Because of the incompleteness of the play, and because of its existence within the frame of another literary work, there has been a lack of scholarly attention to “Exagoge.” However, the marginality of this text, located at the intersection of several traditions, makes it unique, and offers us the possibility of making further steps in the study of Judeo-Hellenistic literature, classical Greek tragedy, Hellenistic tragedy, “Jewish drama” and other extra-Biblical genres.
1:30 pm ― Dr. Hélène Jeannin, Orange Eco-Campus, Orange, France: Exoskeletons and Robots: Technology from Antiquity until Now.
Through reviewing several examples, this presentation focuses on technologies of Antiquity and their impacts on today’s culture.

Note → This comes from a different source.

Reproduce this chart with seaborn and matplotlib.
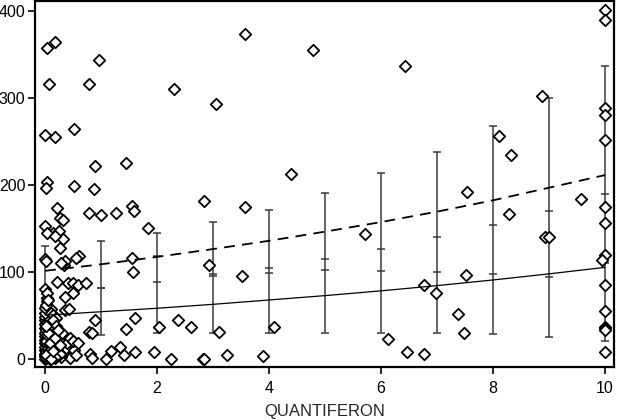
import seaborn as sns
import matplotlib.pyplot as plt
import pandas as pd

# scattered observations (QUANTIFERON, response)
qft_x = [0.04, 0.18, 0.07, 0.79, 0.96, 2.30, 0.0, 0.18, 0.52, 0.89, 1.45, 0.03, 0.01, 0.52, 0.87, 2.84,
         0.22, 0.79, 0.99, 1.26, 1.55, 1.58, 1.83, 0.26, 0.32, 0.0, 0.14, 0.24, 0.03, 0.32, 0.26, 0.60,
         0.56, 0.0, 0.02, 0.34, 0.36, 1.56, 1.57, 0.21, 0.41, 0.49, 0.58, 0.73, 0.49, 0.35, 0.0, 0.03,
         0.03, 0.10, 0.36, 0.42, 0.90, 1.61, 1.45, 0.79, 0.84, 2.03, 2.38, 2.61, 1.34, 1.17, 1.09, 1.41,
         1.61, 1.95, 2.24, 2.82, 0.80, 0.83, 0.45, 0.48, 0.18, 0.28,
         3.57, 4.79, 6.43, 3.05, 4.40, 3.57, 5.71, 2.92, 3.52, 3.10, 4.08, 2.83, 3.24, 3.90, 6.12, 6.46,
         10, 10, 8.88, 8.11, 8.32, 7.53, 9.57, 10, 10, 10, 8.29, 8.92, 9.0, 10, 10, 10, 9.94, 10, 10,
         10, 10, 10, 10, 6.77, 6.98, 7.52, 7.37, 7.48, 6.77,
         0, 0, 0, 0, 0, 0, 0, 0, 0, 0, 0, 0, 0,
         0.02, 0.02, 0.03, 0.03, 0.02, 0.03, 0.05, 0.06, 0.05, 0.06, 0.05, 0.07,
         0.08, 0.09, 0.10, 0.09, 0.10, 0.11, 0.12, 0.13, 0.14, 0.15,
         0.17, 0.18, 0.19, 0.20, 0.22, 0.24, 0.25, 0.28, 0.30, 0.33, 0.38, 0.39, 0.45, 0.52, 0.55, 0.50, 0.58,
         0, 0, 0.02, 0.04, 0.06, 0.10, 0.15, 0.20,
         0.04, 0.07, 0.11, 0.16, 0.21, 0.12, 0.08, 0.03, 0.14, 0.19, 0.26, 0.06,
         0.01, 0.04, 0.07, 0.09, 0.12, 0.15, 0.18, 0.02, 0.05, 0.08, 0.11, 0.14, 0.17, 0.23, 0.27, 0.01]
qft_y = [357, 364, 316, 316, 343, 310, 257, 255, 264, 221, 225, 203, 196, 198, 195, 181,
         173, 168, 165, 168, 175, 170, 150, 162, 159, 152, 144, 147, 144, 137, 127, 118,
         116, 115, 112, 108, 112, 116, 100, 88, 87, 87, 85, 87, 75, 71, 80, 70,
         66, 57, 56, 57, 44, 47, 34, 31, 30, 37, 45, 36, 14, 9, 0, 4,
         8, 8, 0, 0, 6, 1, 1, 18, 141, 110,
         373, 355, 336, 293, 212, 174, 143, 108, 95, 31, 36, 0, 4, 3, 23, 8,
         401, 389, 302, 256, 234, 191, 184, 288, 280, 251, 166, 140, 140, 174, 156, 119, 113, 85, 55,
         37, 35, 33, 8, 85, 75, 96, 51, 30, 6,
         0, 3, 6, 10, 14, 18, 22, 26, 30, 35, 40, 45, 48,
         1, 8, 16, 24, 33, 42, 2, 12, 20, 28, 38, 46,
         0, 6, 15, 22, 31, 40, 3, 11, 25, 35,
         1, 8, 18, 28, 5, 14, 22, 2, 29, 8, 12, 18, 24, 10, 4, 20, 18,
         52, 58, 62, 75, 68, 52, 50, 47,
         5, 9, 19, 4, 12, 33, 26, 37, 44, 38, 6, 30,
         20, 27, 34, 10, 20, 28, 2, 4, 30, 18, 0, 9, 24, 33, 16, 38]

# fitted curves
curve_x = [0, 1, 2, 3, 4, 5, 6, 7, 8, 9, 10]
solid_y = [50, 54, 58, 62.5, 67.5, 72.5, 78, 84, 90.5, 97.5, 105]
dashed_y = [101, 108.5, 117, 126, 135.5, 146, 157, 169, 182, 196.5, 211]

# interval bars at each integer
bar_x = [0, 1, 2, 3, 4, 5, 6, 7, 8, 9, 10]
bar_lo = [3, 27, 29, 29.5, 30, 30, 30, 29, 28.5, 25, 20]
bar_hi = [129, 135, 145, 157, 171, 190, 213, 237, 267, 299, 336]
tick_a = [70, 81, 118, 97, 104, 115, 126, 139.5, 154, 170, 189]
tick_b = [40, 81, 88.5, 95, 99, 101.5, 101, 99.5, 97.5, 94, 110]

pts = pd.DataFrame({'QUANTIFERON': qft_x, 'value': qft_y})
curves = pd.DataFrame({'x': curve_x, 'solid': solid_y, 'dashed': dashed_y})

sns.set_style('ticks')
plt.rcParams['font.family'] = ['Liberation Sans', 'DejaVu Sans']

fig = plt.figure(figsize=(6.17, 4.2), dpi=100)
ax = fig.add_axes([35 / 617, 1 - 367 / 420, 579 / 617, 366 / 420])

sns.scatterplot(data=pts, x='QUANTIFERON', y='value', marker='D', s=34,
                facecolor='white', edgecolor='black', linewidth=1.3, ax=ax, zorder=3)

mid = [(a + b) / 2 for a, b in zip(bar_lo, bar_hi)]
half = [(b - a) / 2 for a, b in zip(bar_lo, bar_hi)]
ax.errorbar(bar_x, mid, yerr=half, fmt='none', ecolor='#3a3a3a', elinewidth=1.1,
            capsize=2.8, capthick=1.1, zorder=2)
ax.scatter(bar_x, tick_a, marker='_', s=30, color='#3a3a3a', linewidths=1.1, zorder=2)
ax.scatter(bar_x, tick_b, marker='_', s=30, color='#3a3a3a', linewidths=1.1, zorder=2)

sns.lineplot(data=curves, x='x', y='solid', color='black', linewidth=0.9, ax=ax, zorder=4)
sns.lineplot(data=curves, x='x', y='dashed', color='black', linewidth=1.3,
             linestyle=(0, (6, 4)), ax=ax, zorder=4)

ax.set_xlim(-0.18, 10.16)
ax.set_ylim(-9.5, 411)
ax.set_xticks([0, 2, 4, 6, 8, 10])
ax.set_yticks([0, 100, 200, 300, 400])
ax.set_xlabel('QUANTIFERON', fontsize=12, labelpad=6)
ax.set_ylabel('')
ax.tick_params(labelsize=11.5, length=5, width=1.2, direction='out', colors='black')
ax.tick_params(axis='y', pad=2)
ax.tick_params(axis='x', pad=5)
for s in ax.spines.values():
    s.set_visible(True)
    s.set_linewidth(1.6)
    s.set_color('black')

fig.savefig('out.png', dpi=100)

The name Talos, for instance, officially pays tribute to the first exoskeleton (robot) ever used as a means for defense. Hephaïstos (Vulcan) created Talos in his forge. This giant robot would circumnavigate the island of Crete several times per day at high speed, thus guaranteeing territorial security. Nowadays, researchers derive knowledge and inspiration for conceiving revamped weaponry from Talos in an attempt to improve effectiveness but also to open up new markets and application fields. Further to iconography and illustrations, Talos also inspired a video game with a Deluxe edition, and several Marvel super heroes.
2:30 – 4:00 ― SYMPOSIUM LUNCH in the Poseidon Poolside Dining Room
8:00 pm ― Special Presentation: Odysseus Returns
Location: Poseidon Conference Room
Odysseus Returns is the signature performance of musician and artist, Yannis Pantazis’ of La Ponta Symposium, Santorini. Odysseus Returns is comprised of ten original musical compositions, each featuring a different instrument. The performance recounts the journey of Odysseus, King of Ithaca, as he returns home from the Trojan War to reclaim his kingdom and free his people from their oppressors. The performance is theatrical in spirit, and is sporadically narrated in the original Greek.